Sure, yes, you are right, that’s why avarage ELO is bellow 1000. Also, that’s why so many are near 500 ELO, like 4k players, from 44k below 669 ELO https://www.aoe2insights.com/leaderboard/3/?page=400
We all here, and who did put the math behind ELO calculation in AOE2DE are wrong.
do you have a source for that? I don’t see a way how average elo can be anything other than average starting elo if every game is just an exchange of rating.
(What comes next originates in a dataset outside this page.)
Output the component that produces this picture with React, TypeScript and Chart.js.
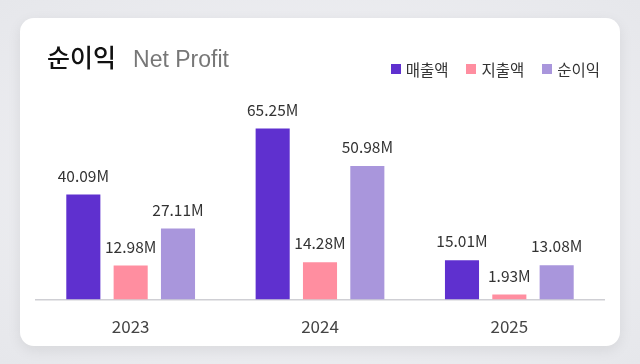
import React, { useEffect, useRef } from "react";
import { Chart, registerables } from "chart.js";

Chart.register(...registerables);

const categories = ["2023", "2024", "2025"];
const revenue = [40.09, 65.25, 15.01];
const expense = [12.98, 14.28, 1.93];
const netProfit = [27.11, 50.98, 13.08];
const seriesNames = ["매출액", "지출액", "순이익"];
const seriesColors = ["#5f30cf", "#ff8ea0", "#a996dc"];

const FONT = "'Noto Sans CJK KR', 'Noto Sans', sans-serif";

const valueLabels = {
  id: "valueLabels",
  afterDatasetsDraw(chart: any) {
    const ctx = chart.ctx;
    ctx.save();
    ctx.font = `15.5px ${FONT}`;
    ctx.fillStyle = "#333";
    ctx.textAlign = "center";
    ctx.textBaseline = "bottom";
    chart.data.datasets.forEach((ds: any, i: number) => {
      const meta = chart.getDatasetMeta(i);
      meta.data.forEach((bar: any, j: number) => {
        ctx.fillText(ds.data[j].toFixed(2) + "M", bar.x, bar.y - 11);
      });
    });
    ctx.restore();
  },
};

export default function App() {
  const ref = useRef<HTMLCanvasElement>(null);
  useEffect(() => {
    const chart = new Chart(ref.current!, {
      type: "bar",
      data: {
        labels: categories,
        datasets: [
          { label: seriesNames[0], data: revenue, backgroundColor: seriesColors[0] },
          { label: seriesNames[1], data: expense, backgroundColor: seriesColors[1] },
          { label: seriesNames[2], data: netProfit, backgroundColor: seriesColors[2] },
        ],
      },
      options: {
        animation: false,
        responsive: false,
        maintainAspectRatio: false,
        layout: { padding: { left: 16, right: 16, top: 70, bottom: 0 } },
        datasets: { bar: { categoryPercentage: 0.75, barPercentage: 0.72 } } as any,
        plugins: {
          legend: { display: false },
          tooltip: { enabled: false },
        },
        scales: {
          x: {
            grid: { display: false },
            border: { display: true, color: "#cfcfd4", width: 1.5 },
            ticks: { color: "#444", font: { size: 17, family: FONT }, padding: 9 },
          },
          y: { display: false, min: 0, max: 81.5 },
        },
      },
      plugins: [valueLabels],
    });
    return () => chart.destroy();
  }, []);

  return (
    <div
      style={{
        position: "fixed",
        inset: 0,
        background: "radial-gradient(ellipse at center, #f4f4f7 0%, #e6e7eb 100%)",
      }}
    >
      <div
        style={{
          position: "absolute",
          left: 20,
          top: 18,
          width: 600,
          height: 328,
          background: "#fff",
          borderRadius: 14,
          boxShadow: "0 4px 14px rgba(0,0,0,0.08)",
          overflow: "hidden",
        }}
      >
        <canvas ref={ref} width={600} height={330} style={{ position: "absolute", left: 0, top: -2 }} />
        <div
          style={{
            position: "absolute",
            left: 27,
            top: 20,
            fontFamily: FONT,
            whiteSpace: "nowrap",
          }}
        >
          <span style={{ fontSize: 25, fontWeight: 500, color: "#111" }}>순이익</span>
          <span style={{ fontSize: 23, color: "#777", marginLeft: 17, fontFamily: "'Liberation Sans', Arial, sans-serif" }}>Net Profit</span>
        </div>
        <div
          style={{
            position: "absolute",
            right: 20,
            top: 40,
            display: "flex",
            alignItems: "center",
            fontFamily: FONT,
            fontSize: 15.5,
            color: "#333",
            whiteSpace: "nowrap",
          }}
        >
          {seriesNames.map((name, i) => (
            <div key={name} style={{ display: "flex", alignItems: "center", marginLeft: i === 0 ? 0 : 18 }}>
              <span style={{ display: "inline-block", width: 10, height: 10, background: seriesColors[i], marginRight: 5 }} />
              <span>{name}</span>
            </div>
          ))}
        </div>
      </div>
    </div>
  );
}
because in every game you just take rating away from your opponent, it’s (almost) a 0-sum game. so the only way to change the average elo is through people leaving the game
your starting elo isn’t a fixed 1000 (or any other number), but the FIDE rating depends on your performance in the first official tournament where you win or draw at least one game, and it also depends on the average rating of the players there. So if you play in a school club for years and then turn up to a tournament, beat half the people there you’ll get a pretty high rating.
no idea where you got those numbers from. FIDE ratings (international chess federation) don’t start with 1200, and there is little public data on what’s the average rating as only players above 1000 get published.
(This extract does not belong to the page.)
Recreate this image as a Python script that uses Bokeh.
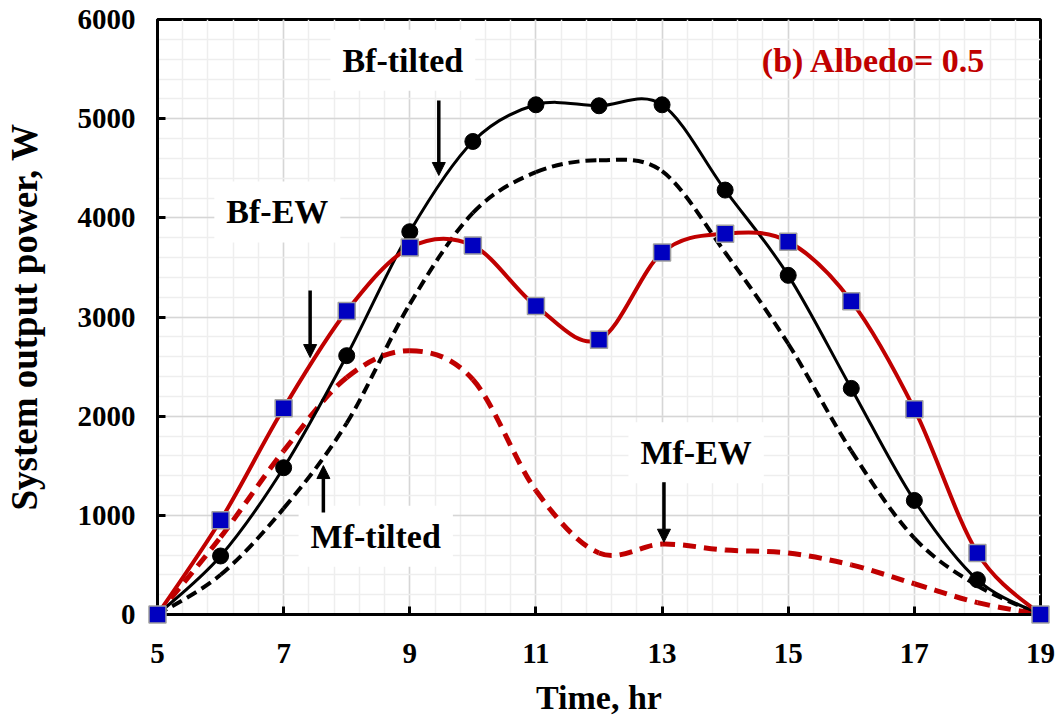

that’s not what the k-factor is. if you have a higher k-factor it means you win AND LOSE more points. it’s a multiplier to elo lost and gained. what you are saying is demonstrably false.
but the vast majority of games (chess and aoe2) is played between players of same or similar k-factor. in chess the k-factor is mostly determined by highest achieved rating (with some exceptions for children and teens), in aoe2 your k-factor is 32 (I think?) after you have finished your placement games. So in aoe2 elo is not a 0-sum game ONLY if it’s a game between a player who is playing placement matches and a player who has completed their placement matches. so it’s very close to a 0-sum game
yeah, that’s VERY close to starting elo. the difference can be explained with players who are no longer listed (no ranked games in the last 30 days) and different k-value during the first 10 (or 20?) games
again source? why are you saying chess starting elo is 1200? and which chess elo are you talking about?
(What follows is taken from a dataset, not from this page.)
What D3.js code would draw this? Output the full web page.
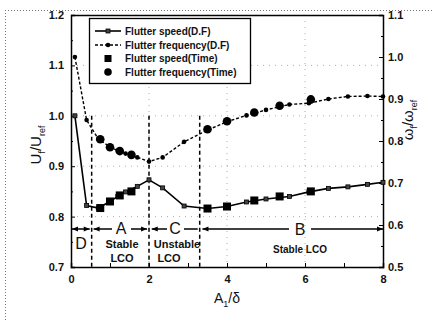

Source: I used to play professional chess. International tournaments and all that.
That’s because it’s not, ELO is not designed to be a 0 sum game.
Then it must be what I said previously.
Because ELO is specifically designed for this not to happen. A new player is supposed to be “weak”, not “intermediate”. And go up from there.
A system where the new player has the same ranking as the average player is just a bad system.
Which is why I made this topic.
What you are saying is mostly true, but it doesn’t translate to what she said, which is:
None of that translates to “someone judging your skill level”. That someone is the ELO system itself, there’s no person there judging you giving his personal opinion whether you are good or bad, ELO is impartial and is not based on another player’s opinion.
Turns out they lowered the minimum from 1200 to 1000. Back in my days it used to be 1200. So what I suggest AoE2 to do, Chess already did.
soruce? if what I’m saying is demonstrably false you should have the demonstration.
K-factor is not a multiplier. It’s the maximum number of points you can win or lose in a match. If you have 2400 elo and lose to 1800 elo, you will lose less points and he will win more points. Making a difference. If you have 2400 elo and win to 1800 elo, you will win less points and he will lose less points, since normally he wouldn’t lose that many points when being beaten by 2400. Again, leading to a difference. Which results in → Not a 0 sum game.
In AoE2 yes, that’s the issue. And that’s why the problem in OP exists.
Yes, that’s the issue.
Talking about FIDE rating, the international rating. But it turns out they lowered it from 1200 to 1000. Which 1000 is even further away from the average 1500.
It stands to common sense that a new player is weaker than the average player, so having new player start with 1500 elo because the average elo is 1500 would be terrible.